Polish philosopher (1808–1869)

Bronisław Ferdynand Trentowski (/pol/; 21 January 1808, Opole – 16 June 1869, Freiburg) was a Polish Messianist philosopher, pedagogist, journalist and Freemason, and the chief representative of the Polish Messianist national philosophy.

==Life==
Bronisław Trentowski was an alumnus of the Piarist college in Łuków. In his youth, he taught school in Podlasie, then fought as an ulan in the Polish November 1830–31 Uprising. After the uprising's suppression, he emigrated to Germany, eventually settling at Freiburg in Baden. He developed an interest in philosophy, became an assistant professor at Freiburg University and remained there to the end of his life. He attempted to return to Poland, but was expelled from Poznań in 1843 by the Prussian government, and from Kraków in 1848 by the Austrian government.

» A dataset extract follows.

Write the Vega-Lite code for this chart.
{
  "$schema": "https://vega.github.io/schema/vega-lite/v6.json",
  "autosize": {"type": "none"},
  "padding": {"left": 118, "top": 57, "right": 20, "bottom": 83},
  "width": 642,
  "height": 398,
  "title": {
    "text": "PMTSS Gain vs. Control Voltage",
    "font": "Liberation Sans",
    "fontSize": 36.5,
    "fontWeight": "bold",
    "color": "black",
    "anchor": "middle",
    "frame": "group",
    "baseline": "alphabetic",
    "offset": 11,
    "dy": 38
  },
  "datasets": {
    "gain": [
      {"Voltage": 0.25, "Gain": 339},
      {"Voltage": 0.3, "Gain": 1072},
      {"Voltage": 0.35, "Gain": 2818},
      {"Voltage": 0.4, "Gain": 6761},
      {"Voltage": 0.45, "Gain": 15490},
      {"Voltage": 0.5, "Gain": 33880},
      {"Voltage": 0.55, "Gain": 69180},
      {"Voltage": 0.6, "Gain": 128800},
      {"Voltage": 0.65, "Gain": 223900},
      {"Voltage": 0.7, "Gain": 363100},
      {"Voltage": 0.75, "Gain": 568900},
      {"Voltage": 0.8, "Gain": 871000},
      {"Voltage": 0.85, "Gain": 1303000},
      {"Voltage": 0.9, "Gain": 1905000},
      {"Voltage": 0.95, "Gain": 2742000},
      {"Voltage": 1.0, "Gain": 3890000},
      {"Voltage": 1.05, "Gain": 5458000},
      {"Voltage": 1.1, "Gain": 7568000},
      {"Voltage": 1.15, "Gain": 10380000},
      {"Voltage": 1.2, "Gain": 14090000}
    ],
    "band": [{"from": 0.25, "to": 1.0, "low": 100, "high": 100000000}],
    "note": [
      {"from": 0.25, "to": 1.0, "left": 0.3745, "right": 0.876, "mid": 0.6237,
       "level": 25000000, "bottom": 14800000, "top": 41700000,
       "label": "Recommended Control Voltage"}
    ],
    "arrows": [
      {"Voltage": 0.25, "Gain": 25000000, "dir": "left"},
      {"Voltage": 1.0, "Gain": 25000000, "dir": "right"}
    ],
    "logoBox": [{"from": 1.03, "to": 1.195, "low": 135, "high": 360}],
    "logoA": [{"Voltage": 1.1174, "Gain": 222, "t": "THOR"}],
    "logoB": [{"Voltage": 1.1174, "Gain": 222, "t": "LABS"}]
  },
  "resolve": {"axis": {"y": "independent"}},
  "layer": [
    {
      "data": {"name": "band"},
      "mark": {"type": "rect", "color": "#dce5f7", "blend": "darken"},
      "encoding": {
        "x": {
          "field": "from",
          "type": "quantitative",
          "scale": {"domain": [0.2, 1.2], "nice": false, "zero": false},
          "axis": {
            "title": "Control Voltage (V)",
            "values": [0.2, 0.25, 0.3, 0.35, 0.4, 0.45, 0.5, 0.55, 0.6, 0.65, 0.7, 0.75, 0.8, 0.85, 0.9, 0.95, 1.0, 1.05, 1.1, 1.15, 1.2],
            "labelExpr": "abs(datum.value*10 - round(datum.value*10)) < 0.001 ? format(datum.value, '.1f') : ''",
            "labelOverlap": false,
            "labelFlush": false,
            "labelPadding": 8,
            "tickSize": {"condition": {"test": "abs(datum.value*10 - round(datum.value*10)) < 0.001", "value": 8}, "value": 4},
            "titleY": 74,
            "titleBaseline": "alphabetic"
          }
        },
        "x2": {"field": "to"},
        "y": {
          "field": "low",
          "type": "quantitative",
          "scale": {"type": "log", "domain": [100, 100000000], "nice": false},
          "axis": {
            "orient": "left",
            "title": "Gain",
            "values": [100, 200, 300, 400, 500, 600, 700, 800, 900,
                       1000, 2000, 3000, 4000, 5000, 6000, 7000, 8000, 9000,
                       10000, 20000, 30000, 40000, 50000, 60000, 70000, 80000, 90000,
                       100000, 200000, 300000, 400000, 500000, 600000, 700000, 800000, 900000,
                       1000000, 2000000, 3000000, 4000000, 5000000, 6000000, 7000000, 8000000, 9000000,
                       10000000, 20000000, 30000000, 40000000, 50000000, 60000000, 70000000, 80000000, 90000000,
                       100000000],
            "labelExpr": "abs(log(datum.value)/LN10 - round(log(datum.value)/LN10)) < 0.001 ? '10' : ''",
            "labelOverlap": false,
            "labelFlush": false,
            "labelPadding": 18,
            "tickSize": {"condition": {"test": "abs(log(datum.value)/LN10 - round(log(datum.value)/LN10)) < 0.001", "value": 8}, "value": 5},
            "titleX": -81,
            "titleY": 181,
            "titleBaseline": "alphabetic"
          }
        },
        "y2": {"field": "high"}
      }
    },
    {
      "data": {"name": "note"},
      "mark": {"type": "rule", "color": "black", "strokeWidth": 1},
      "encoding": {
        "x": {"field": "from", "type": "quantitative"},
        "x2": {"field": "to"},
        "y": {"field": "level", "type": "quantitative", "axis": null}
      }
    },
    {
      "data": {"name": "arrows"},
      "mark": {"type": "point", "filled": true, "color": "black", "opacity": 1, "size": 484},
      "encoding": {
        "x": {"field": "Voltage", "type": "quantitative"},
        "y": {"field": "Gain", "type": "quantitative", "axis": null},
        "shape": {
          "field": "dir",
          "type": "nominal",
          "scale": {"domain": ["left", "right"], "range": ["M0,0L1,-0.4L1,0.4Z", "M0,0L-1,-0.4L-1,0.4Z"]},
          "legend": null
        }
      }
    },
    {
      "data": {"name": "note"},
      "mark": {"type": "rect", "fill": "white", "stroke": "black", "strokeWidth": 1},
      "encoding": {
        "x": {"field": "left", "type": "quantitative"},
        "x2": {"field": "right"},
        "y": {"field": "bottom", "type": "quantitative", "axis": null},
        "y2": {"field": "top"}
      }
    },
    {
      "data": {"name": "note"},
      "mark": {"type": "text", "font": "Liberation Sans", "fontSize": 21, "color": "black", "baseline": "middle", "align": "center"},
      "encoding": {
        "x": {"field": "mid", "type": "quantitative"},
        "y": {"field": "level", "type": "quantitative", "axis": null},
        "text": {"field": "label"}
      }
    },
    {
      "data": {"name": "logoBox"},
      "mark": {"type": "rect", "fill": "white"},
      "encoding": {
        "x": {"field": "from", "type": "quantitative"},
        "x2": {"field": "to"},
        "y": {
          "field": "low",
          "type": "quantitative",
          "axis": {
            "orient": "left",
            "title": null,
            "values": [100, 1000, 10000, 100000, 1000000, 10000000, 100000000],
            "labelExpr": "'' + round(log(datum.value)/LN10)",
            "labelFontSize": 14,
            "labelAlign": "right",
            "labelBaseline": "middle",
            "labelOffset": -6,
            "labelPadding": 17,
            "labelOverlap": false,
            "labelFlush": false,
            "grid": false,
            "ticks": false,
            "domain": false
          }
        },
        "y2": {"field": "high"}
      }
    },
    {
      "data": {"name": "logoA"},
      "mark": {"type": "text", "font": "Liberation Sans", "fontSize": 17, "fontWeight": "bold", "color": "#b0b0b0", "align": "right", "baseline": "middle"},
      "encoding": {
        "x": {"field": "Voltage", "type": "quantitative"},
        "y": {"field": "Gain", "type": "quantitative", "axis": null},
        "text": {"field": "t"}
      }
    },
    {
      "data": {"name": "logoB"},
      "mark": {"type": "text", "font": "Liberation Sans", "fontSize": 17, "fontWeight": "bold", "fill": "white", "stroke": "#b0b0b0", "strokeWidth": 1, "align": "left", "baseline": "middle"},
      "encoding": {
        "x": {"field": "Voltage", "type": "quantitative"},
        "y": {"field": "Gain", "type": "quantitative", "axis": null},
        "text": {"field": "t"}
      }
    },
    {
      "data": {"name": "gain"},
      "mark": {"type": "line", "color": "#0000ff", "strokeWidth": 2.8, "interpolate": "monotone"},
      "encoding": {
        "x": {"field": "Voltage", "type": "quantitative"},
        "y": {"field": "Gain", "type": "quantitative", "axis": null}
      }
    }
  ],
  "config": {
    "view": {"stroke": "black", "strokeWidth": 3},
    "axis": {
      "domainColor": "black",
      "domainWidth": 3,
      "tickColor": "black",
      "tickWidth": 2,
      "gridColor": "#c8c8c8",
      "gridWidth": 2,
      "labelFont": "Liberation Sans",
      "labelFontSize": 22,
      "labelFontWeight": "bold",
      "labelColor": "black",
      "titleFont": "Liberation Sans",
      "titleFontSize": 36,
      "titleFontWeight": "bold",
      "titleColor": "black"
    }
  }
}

He published his first work in 1837 in German, but from 1842 he wrote only in Polish, beginning with Chowanna, czyli system pedagogiki narodowej jako umiejętności wychowania, nauki i oświaty, słowem wykształcenia naszej młodzieży (Chowanna, or the System of National Pedagogy as the Science of Education and Instruction, in a Word, of Educating Our Youth).

Trentowski, in his book Stosunek filozofii do cybernetyki, czyli sztuki rządzenia narodem (The Relation of Philosophy to Cybernetics, or the Art of Governing a Nation, 1843), was the first Polish-language author to use the term "cybernetics."

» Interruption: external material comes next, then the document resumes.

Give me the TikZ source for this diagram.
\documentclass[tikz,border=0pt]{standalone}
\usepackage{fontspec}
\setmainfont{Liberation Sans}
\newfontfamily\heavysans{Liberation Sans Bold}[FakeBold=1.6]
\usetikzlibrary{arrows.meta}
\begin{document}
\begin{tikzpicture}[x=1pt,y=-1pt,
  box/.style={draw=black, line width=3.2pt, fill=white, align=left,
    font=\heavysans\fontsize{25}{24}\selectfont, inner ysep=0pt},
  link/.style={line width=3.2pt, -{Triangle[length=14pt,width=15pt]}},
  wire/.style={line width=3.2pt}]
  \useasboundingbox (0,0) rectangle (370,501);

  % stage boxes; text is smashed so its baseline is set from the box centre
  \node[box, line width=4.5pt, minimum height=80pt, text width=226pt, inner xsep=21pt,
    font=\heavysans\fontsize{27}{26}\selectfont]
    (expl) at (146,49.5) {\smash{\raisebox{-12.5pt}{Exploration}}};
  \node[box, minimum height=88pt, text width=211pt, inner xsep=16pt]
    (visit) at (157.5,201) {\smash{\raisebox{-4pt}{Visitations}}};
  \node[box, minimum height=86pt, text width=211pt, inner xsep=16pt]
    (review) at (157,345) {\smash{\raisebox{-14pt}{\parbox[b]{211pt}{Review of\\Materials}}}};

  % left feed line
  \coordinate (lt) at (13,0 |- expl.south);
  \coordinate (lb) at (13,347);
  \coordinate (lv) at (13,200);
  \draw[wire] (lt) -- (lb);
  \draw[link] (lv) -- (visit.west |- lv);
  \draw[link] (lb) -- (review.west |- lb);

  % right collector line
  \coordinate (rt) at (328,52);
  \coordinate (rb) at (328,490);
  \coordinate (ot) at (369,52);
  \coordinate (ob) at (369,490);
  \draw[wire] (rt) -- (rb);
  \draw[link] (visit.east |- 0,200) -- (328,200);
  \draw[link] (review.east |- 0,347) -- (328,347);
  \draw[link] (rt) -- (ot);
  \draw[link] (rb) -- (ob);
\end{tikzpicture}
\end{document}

In 1847–48 he wrote a book, Wiara słowiańska, czyli etyka piastująca wszechświat (The Slavic Faith, or the Ethics that Governs the Universe), demonstrating that the Slavic gods were a form of the same god that was worshipped by Christians.

From 1840 Trentowski wrote for Tygodnik Literacki (The Literary Weekly), Rok (The Year), Biblioteka Warszawska (The Warsaw Library) and Orędownik Naukowy (The Spokesman of Science).

Trentowski preached the concept of a "national philosophy," i.e., a philosophy sprung from the peculiar characteristics of the Polish people that would serve that people in the accomplishment of its historic mission. Based on his philosophy, he created a pedagogical system that was intended to revive the Polish nation through education and an upbringing in a spirit of patriotism (a program of "national pedagogy"). In psychology, he introduced the concept of an individual, singular "self" (jaźń); and he treated a society as a collection of "selves." In political philosophy, he postulated the reconciliation of reforms with national tradition.

Trentowski had much in common with fellow Polish Messianist Józef Maria Hoene-Wroński. He had the same speculative mentality; the same maximalist aspirations in philosophy and conviction that "God had destined [him] for the complete reform of learning, and through it the rebirth of society."

The chief object of his philosophy was universality, an emergence from one-sided solutions. One-sided to him were realism and idealism, objective and subjective points of view, experience and mind, empirical and metaphysical knowledge. He sought to go beyond these antitheses to a synthesis. He judged Messianism severely and rejected any connection with German philosophy; in fact, however, he was taken with German Hegelianism, and in his later writings also with the Messianist national ideology, and the union of these two elements constituted the fabric of his philosophy.

==Works==
- Chowanna, czyli system pedagogiki narodowej (Chowanna, or the System of National Pedagogy, vols. 1–2, 1842).
- Stosunek filozofii do cybernetyki, czyli sztuka rządzenia narodem (The Relation of Philosophy to Cybernetics, or the Art of Governing a Nation, 1843).
- Myślini, czyli całokształt logiki narodowej (Myślini, or the Complete National Logic, vols. 1–2, 1844).
- Wizerunki duszy narodowej z końca ostatniego stulecia (Images of the National Soul from the End of the Last Century, 1847)
- Wiara słowiańska, czyli etyka piastująca wszechświat (The Slavic Faith, or the Ethics that Governs the Universe, 1847–48)
- Przedburza polityczna (The Approaching Political Storm, 1848).
- Die Freimaurerei in ihrem Wesen und Unwesen (German: The Freemasons..., 1873).
- Panteon wiedzy ludzkiej... (The Pantheon of Human Knowledge..., vols. 1–3, 1873–81).
- Bożyca (The God Book, fragments, 1965).